[Start Available data]

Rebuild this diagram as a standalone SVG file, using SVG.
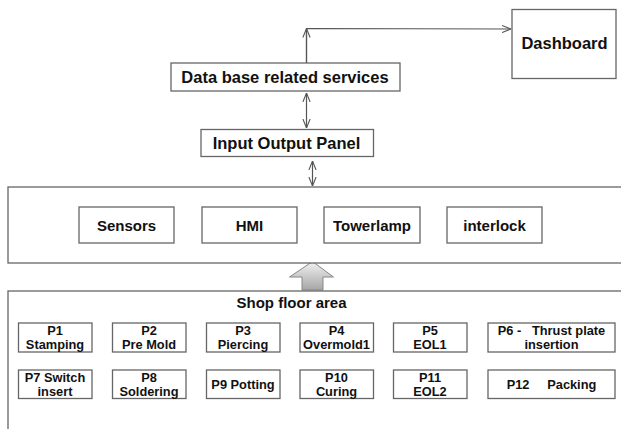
<svg xmlns="http://www.w3.org/2000/svg" width="621" height="429" viewBox="0 0 621 429">
<style>
.box{fill:#fff;stroke:#666;stroke-width:1.3}
.t{font-family:"Liberation Sans",Arial,sans-serif;font-weight:bold;fill:#111;text-anchor:middle}
.big{font-size:16.5px}
.mid{font-size:15px}
.sm{font-size:12.8px;white-space:pre}
.con{stroke:#555;stroke-width:1.2;fill:none}
</style>
<defs>
<marker id="ah" viewBox="0 0 10 10" refX="10" refY="5" markerWidth="9" markerHeight="9" orient="auto-start-reverse" markerUnits="userSpaceOnUse">
<path d="M0,1 L10,5 L0,9" fill="none" stroke="#555" stroke-width="1.2"/>
</marker>
<linearGradient id="ga" x1="0" y1="0" x2="0" y2="1">
<stop offset="0" stop-color="#f2f2f2"/>
<stop offset="1" stop-color="#a6a6a6"/>
</linearGradient>
</defs>

<g id="connectors">
<polyline class="con" points="306.5,63 306.5,28.5 511,29" marker-end="url(#ah)"/>
<line class="con" x1="306.5" y1="63" x2="306.5" y2="28.5" marker-end="url(#ah)"/>
<line class="con" x1="306.5" y1="93" x2="306.5" y2="128" marker-start="url(#ah)" marker-end="url(#ah)"/>
<line class="con" x1="312.5" y1="161" x2="312.5" y2="186" marker-start="url(#ah)" marker-end="url(#ah)"/>
<path id="block-arrow" d="M302,290 L302,277 L289.5,277 L312.5,261.5 L333.5,277 L323,277 L323,290 Z" fill="url(#ga)" stroke="#888" stroke-width="1"/>
</g>

<g id="dashboard">
<rect class="box" x="512" y="9.5" width="104" height="69"/>
<text class="t big" x="564.5" y="49">Dashboard</text>
</g>
<g id="db">
<rect class="box" x="171" y="63" width="229" height="28"/>
<text class="t big" x="285" y="82.5">Data base related services</text>
</g>
<g id="iop">
<rect class="box" x="201" y="129.5" width="172.5" height="27"/>
<text class="t big" x="286.5" y="148.5">Input Output Panel</text>
</g>

<g id="field-layer">
<rect class="box" x="8" y="187" width="620" height="76"/>
</g>
<g id="sensors">
<rect class="box" x="79" y="207" width="95" height="36"/>
<text class="t mid" x="126.5" y="230.5">Sensors</text>
</g>
<g id="hmi">
<rect class="box" x="202" y="207" width="95" height="36"/>
<text class="t mid" x="249.5" y="230.5">HMI</text>
</g>
<g id="towerlamp">
<rect class="box" x="324" y="207" width="96" height="36"/>
<text class="t mid" x="372" y="230.5">Towerlamp</text>
</g>
<g id="interlock">
<rect class="box" x="447" y="207" width="95" height="36"/>
<text class="t mid" x="494.5" y="230.5">interlock</text>
</g>

<g id="shopfloor">
<rect class="box" x="8" y="291" width="620" height="150"/>
<text class="t mid" x="291.5" y="308">Shop floor area</text>
</g>

<g id="p1">
<rect class="box" x="18.5" y="323" width="73.5" height="29"/>
<text class="t sm" x="55" y="335">P1</text>
<text class="t sm" x="55" y="348.5">Stamping</text>
</g>
<g id="p2">
<rect class="box" x="112.5" y="323" width="73.5" height="29"/>
<text class="t sm" x="149" y="335">P2</text>
<text class="t sm" x="149" y="348.5">Pre Mold</text>
</g>
<g id="p3">
<rect class="box" x="206.5" y="323" width="73.5" height="29"/>
<text class="t sm" x="243" y="335">P3</text>
<text class="t sm" x="243" y="348.5">Piercing</text>
</g>
<g id="p4">
<rect class="box" x="300" y="323" width="73.5" height="29"/>
<text class="t sm" x="336.5" y="335">P4</text>
<text class="t sm" x="336.5" y="348.5">Overmold1</text>
</g>
<g id="p5">
<rect class="box" x="393.5" y="323" width="73.5" height="29"/>
<text class="t sm" x="430" y="335">P5</text>
<text class="t sm" x="430" y="348.5">EOL1</text>
</g>
<g id="p6">
<rect class="box" x="488" y="323" width="127" height="29"/>
<text class="t sm" x="551.5" y="335">P6 -   Thrust plate</text>
<text class="t sm" x="551.5" y="349">insertion</text>
</g>

<g id="p7">
<rect class="box" x="18.5" y="370" width="73.5" height="28.5"/>
<text class="t sm" x="55" y="382">P7 Switch</text>
<text class="t sm" x="55" y="395.5">insert</text>
</g>
<g id="p8">
<rect class="box" x="112.5" y="370" width="73.5" height="28.5"/>
<text class="t sm" x="149" y="382">P8</text>
<text class="t sm" x="149" y="395.5">Soldering</text>
</g>
<g id="p9">
<rect class="box" x="206.5" y="370" width="73.5" height="28.5"/>
<text class="t sm" x="243" y="388.5">P9 Potting</text>
</g>
<g id="p10">
<rect class="box" x="300" y="370" width="73.5" height="28.5"/>
<text class="t sm" x="336.5" y="382">P10</text>
<text class="t sm" x="336.5" y="395.5">Curing</text>
</g>
<g id="p11">
<rect class="box" x="393.5" y="370" width="73.5" height="28.5"/>
<text class="t sm" x="430" y="382">P11</text>
<text class="t sm" x="430" y="395.5">EOL2</text>
</g>
<g id="p12">
<rect class="box" x="488" y="370" width="127" height="28.5"/>
<text class="t sm" x="551.5" y="388.5">P12     Packing</text>
</g>
</svg>
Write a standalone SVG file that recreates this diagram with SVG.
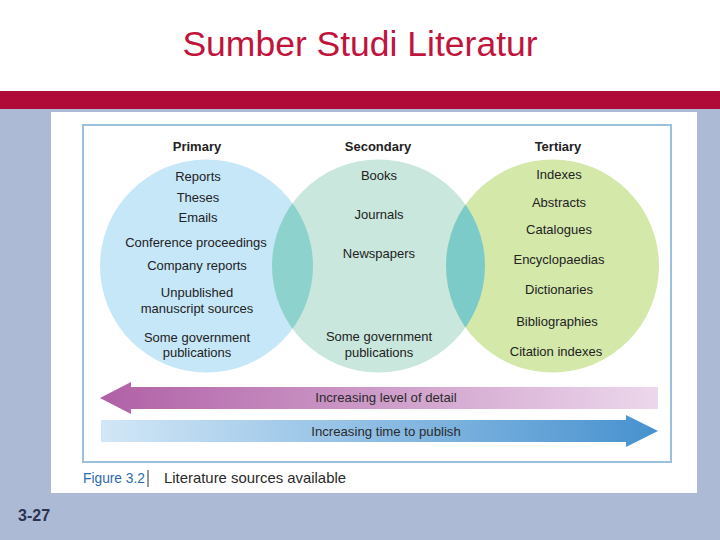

[End Available data]

Written task: Transcribe every line in the entries above, taking out only the images.

Complete answer:
Rebuild this diagram as a standalone SVG file, using SVG.
<svg xmlns="http://www.w3.org/2000/svg" width="621" height="429" viewBox="0 0 621 429">
<style>
.box{fill:#fff;stroke:#666;stroke-width:1.3}
.t{font-family:"Liberation Sans",Arial,sans-serif;font-weight:bold;fill:#111;text-anchor:middle}
.big{font-size:16.5px}
.mid{font-size:15px}
.sm{font-size:12.8px;white-space:pre}
.con{stroke:#555;stroke-width:1.2;fill:none}
</style>
<defs>
<marker id="ah" viewBox="0 0 10 10" refX="10" refY="5" markerWidth="9" markerHeight="9" orient="auto-start-reverse" markerUnits="userSpaceOnUse">
<path d="M0,1 L10,5 L0,9" fill="none" stroke="#555" stroke-width="1.2"/>
</marker>
<linearGradient id="ga" x1="0" y1="0" x2="0" y2="1">
<stop offset="0" stop-color="#f2f2f2"/>
<stop offset="1" stop-color="#a6a6a6"/>
</linearGradient>
</defs>

<g id="connectors">
<polyline class="con" points="306.5,63 306.5,28.5 511,29" marker-end="url(#ah)"/>
<line class="con" x1="306.5" y1="63" x2="306.5" y2="28.5" marker-end="url(#ah)"/>
<line class="con" x1="306.5" y1="93" x2="306.5" y2="128" marker-start="url(#ah)" marker-end="url(#ah)"/>
<line class="con" x1="312.5" y1="161" x2="312.5" y2="186" marker-start="url(#ah)" marker-end="url(#ah)"/>
<path id="block-arrow" d="M302,290 L302,277 L289.5,277 L312.5,261.5 L333.5,277 L323,277 L323,290 Z" fill="url(#ga)" stroke="#888" stroke-width="1"/>
</g>

<g id="dashboard">
<rect class="box" x="512" y="9.5" width="104" height="69"/>
<text class="t big" x="564.5" y="49">Dashboard</text>
</g>
<g id="db">
<rect class="box" x="171" y="63" width="229" height="28"/>
<text class="t big" x="285" y="82.5">Data base related services</text>
</g>
<g id="iop">
<rect class="box" x="201" y="129.5" width="172.5" height="27"/>
<text class="t big" x="286.5" y="148.5">Input Output Panel</text>
</g>

<g id="field-layer">
<rect class="box" x="8" y="187" width="620" height="76"/>
</g>
<g id="sensors">
<rect class="box" x="79" y="207" width="95" height="36"/>
<text class="t mid" x="126.5" y="230.5">Sensors</text>
</g>
<g id="hmi">
<rect class="box" x="202" y="207" width="95" height="36"/>
<text class="t mid" x="249.5" y="230.5">HMI</text>
</g>
<g id="towerlamp">
<rect class="box" x="324" y="207" width="96" height="36"/>
<text class="t mid" x="372" y="230.5">Towerlamp</text>
</g>
<g id="interlock">
<rect class="box" x="447" y="207" width="95" height="36"/>
<text class="t mid" x="494.5" y="230.5">interlock</text>
</g>

<g id="shopfloor">
<rect class="box" x="8" y="291" width="620" height="150"/>
<text class="t mid" x="291.5" y="308">Shop floor area</text>
</g>

<g id="p1">
<rect class="box" x="18.5" y="323" width="73.5" height="29"/>
<text class="t sm" x="55" y="335">P1</text>
<text class="t sm" x="55" y="348.5">Stamping</text>
</g>
<g id="p2">
<rect class="box" x="112.5" y="323" width="73.5" height="29"/>
<text class="t sm" x="149" y="335">P2</text>
<text class="t sm" x="149" y="348.5">Pre Mold</text>
</g>
<g id="p3">
<rect class="box" x="206.5" y="323" width="73.5" height="29"/>
<text class="t sm" x="243" y="335">P3</text>
<text class="t sm" x="243" y="348.5">Piercing</text>
</g>
<g id="p4">
<rect class="box" x="300" y="323" width="73.5" height="29"/>
<text class="t sm" x="336.5" y="335">P4</text>
<text class="t sm" x="336.5" y="348.5">Overmold1</text>
</g>
<g id="p5">
<rect class="box" x="393.5" y="323" width="73.5" height="29"/>
<text class="t sm" x="430" y="335">P5</text>
<text class="t sm" x="430" y="348.5">EOL1</text>
</g>
<g id="p6">
<rect class="box" x="488" y="323" width="127" height="29"/>
<text class="t sm" x="551.5" y="335">P6 -   Thrust plate</text>
<text class="t sm" x="551.5" y="349">insertion</text>
</g>

<g id="p7">
<rect class="box" x="18.5" y="370" width="73.5" height="28.5"/>
<text class="t sm" x="55" y="382">P7 Switch</text>
<text class="t sm" x="55" y="395.5">insert</text>
</g>
<g id="p8">
<rect class="box" x="112.5" y="370" width="73.5" height="28.5"/>
<text class="t sm" x="149" y="382">P8</text>
<text class="t sm" x="149" y="395.5">Soldering</text>
</g>
<g id="p9">
<rect class="box" x="206.5" y="370" width="73.5" height="28.5"/>
<text class="t sm" x="243" y="388.5">P9 Potting</text>
</g>
<g id="p10">
<rect class="box" x="300" y="370" width="73.5" height="28.5"/>
<text class="t sm" x="336.5" y="382">P10</text>
<text class="t sm" x="336.5" y="395.5">Curing</text>
</g>
<g id="p11">
<rect class="box" x="393.5" y="370" width="73.5" height="28.5"/>
<text class="t sm" x="430" y="382">P11</text>
<text class="t sm" x="430" y="395.5">EOL2</text>
</g>
<g id="p12">
<rect class="box" x="488" y="370" width="127" height="28.5"/>
<text class="t sm" x="551.5" y="388.5">P12     Packing</text>
</g>
</svg>
Write a standalone SVG file that recreates this diagram with SVG.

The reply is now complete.